I realize that might not be a terribly original answer. The island has experienced a major boom over the past five years; it’s difficult to pick up a glossy magazine without finding an article extolling its virtues (even if most of them fall into cliches of “turquoise coves,” “whitewashed villages,” “boutique hotels,” etc.). If anything, I should probably steer people away, if only because Menorca’s newfound popularity is causing all the problems you might expect: more congested roads, more polluted beaches, rising home prices, rising rents, Airbnbs cannibalizing the property market. We’re an island that depends on tourism for our livelihood, and has for many years, but striking the right balance, particularly in boom times, is proving tricky. Still, it truly is a gorgeous place, and every day I feel fortunate to live here.

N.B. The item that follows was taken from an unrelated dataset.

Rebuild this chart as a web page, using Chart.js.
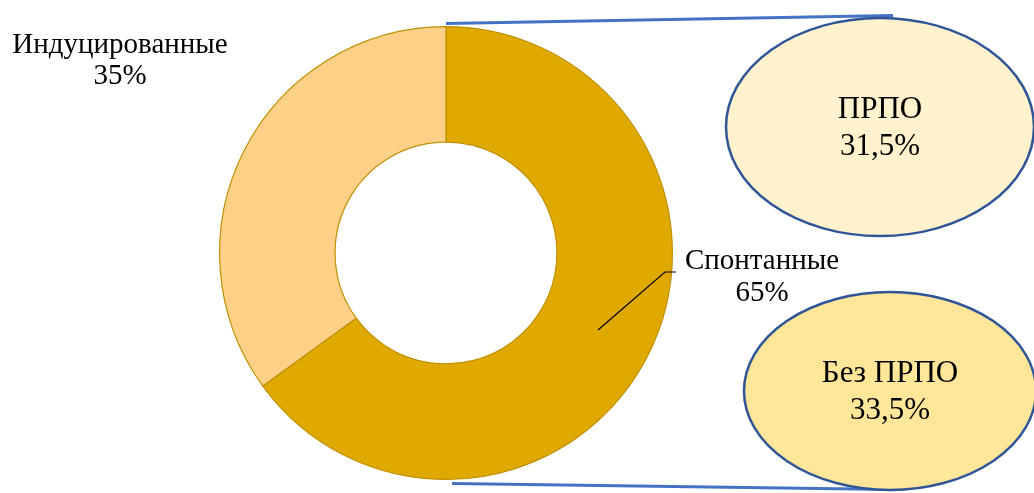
<!DOCTYPE html>
<html>
<head>
<meta charset="utf-8">
<script src="https://cdn.jsdelivr.net/npm/chart.js@4"></script>
<style>
  html, body { margin: 0; padding: 0; background: #fff; }
  #wrap { width: 1034px; height: 493px; position: relative; }
</style>
</head>
<body>
<div id="wrap"><canvas id="birthChart"></canvas></div>
<script>
const categories = ["Спонтанные", "Индуцированные"];
const values = [65, 35];
const colors = ["#E0A900", "#FDD088"];

// breakdown of the "Спонтанные" slice
const subCategories = ["ПРПО", "Без ПРПО"];
const subValues = [31.5, 33.5];
const subColors = ["#FFF2CC", "#FFE699"];

const fmt = v => String(v).replace(".", ",") + "%";
const serif = "'Liberation Serif', 'Times New Roman', serif";

const annotations = {
    id: "annotations",
    afterDatasetsDraw(chart) {
        const c = chart.ctx;
        const arc = chart.getDatasetMeta(0).data[0];
        const cx = arc.x, cy = arc.y, r = arc.outerRadius;

        c.save();

        // blue connector lines from the spontaneous slice to the breakdown
        c.strokeStyle = "#4472C4";
        c.lineWidth = 3;
        c.beginPath();
        c.moveTo(cx, cy - r - 3);
        c.lineTo(cx + 447, cy - r - 11);
        c.moveTo(cx + 6, cy + r + 4);
        c.lineTo(cx + 447, cy + r + 10);
        c.stroke();

        // breakdown ellipses
        const ell = [
            { x: cx + 434, y: cy - 126, rx: 154, ry: 109 },
            { x: cx + 444, y: cy + 138, rx: 146, ry: 99 }
        ];
        subCategories.forEach((name, i) => {
            const e = ell[i];
            c.beginPath();
            c.ellipse(e.x, e.y, e.rx, e.ry, 0, 0, Math.PI * 2);
            c.fillStyle = subColors[i];
            c.fill();
            c.strokeStyle = "#2F5597";
            c.lineWidth = 2.5;
            c.stroke();

            c.fillStyle = "#000";
            c.font = "31px " + serif;
            c.textAlign = "center";
            c.textBaseline = "middle";
            c.fillText(name, e.x, e.y - 17);
            c.fillText(fmt(subValues[i]), e.x, e.y + 20);
        });

        // slice labels
        c.font = "29px " + serif;
        c.fillStyle = "#000";
        c.textAlign = "center";
        c.textBaseline = "middle";
        c.fillText(categories[1], cx - 326, cy - 208);
        c.fillText(fmt(values[1]), cx - 326, cy - 177);
        c.fillText(categories[0], cx + 316, cy + 8);
        c.fillText(fmt(values[0]), cx + 316, cy + 40);

        // leader line for "Спонтанные"
        c.strokeStyle = "#000";
        c.lineWidth = 1.2;
        c.beginPath();
        c.moveTo(cx + 152, cy + 77);
        c.lineTo(cx + 219, cy + 19);
        c.lineTo(cx + 230, cy + 19);
        c.stroke();

        c.restore();
    }
};

new Chart(document.getElementById("birthChart"), {
    type: "doughnut",
    data: {
        labels: categories,
        datasets: [{
            data: values,
            backgroundColor: colors,
            borderColor: "#BF9000",
            borderWidth: 1.2
        }]
    },
    options: {
        responsive: true,
        maintainAspectRatio: false,
        animation: false,
        cutout: "49%",
        layout: { padding: { left: 219, right: 361, top: 26, bottom: 13 } },
        plugins: {
            legend: { display: false },
            tooltip: { enabled: false }
        }
    },
    plugins: [annotations]
});
</script>
</body>
</html>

Tell us the story of a rabbit hole you fell deep into.
My father served in the Canadian RAF in World War II, though he never saw combat. (He was born in 1919; he was in his fifties when he had me.) His best friend, a young man named Philip Purdy, was a fighter pilot who flew a Gloster Gladiator, a WWI-era biplane that was still in use in WWII. He was killed in the war; my parents named me after him. I never knew much about how he died (my own father passed away in 2005), so I began trying to find out more, just by googling his name, looking up various databases of fallen servicemen, etc. The first time I really fell down the rabbit hole was years ago—I had stayed up late watching Das Boot, I had a fever, and I got obsessed, just spent hours pursuing links. What I finally figured out was that he had flown a campaign in Norway and landed his plane on an aircraft carrier, the HMS Glorious, which was then sunk by German battlecruisers, killing almost everyone aboard, on June 9, 1940. I keep a handful of links related to my research pasted in a document on my computer, and I’ve got an annual Google reminder set up for June 9. I doubt there are any surviving members of his family; I like to keep his memory alive.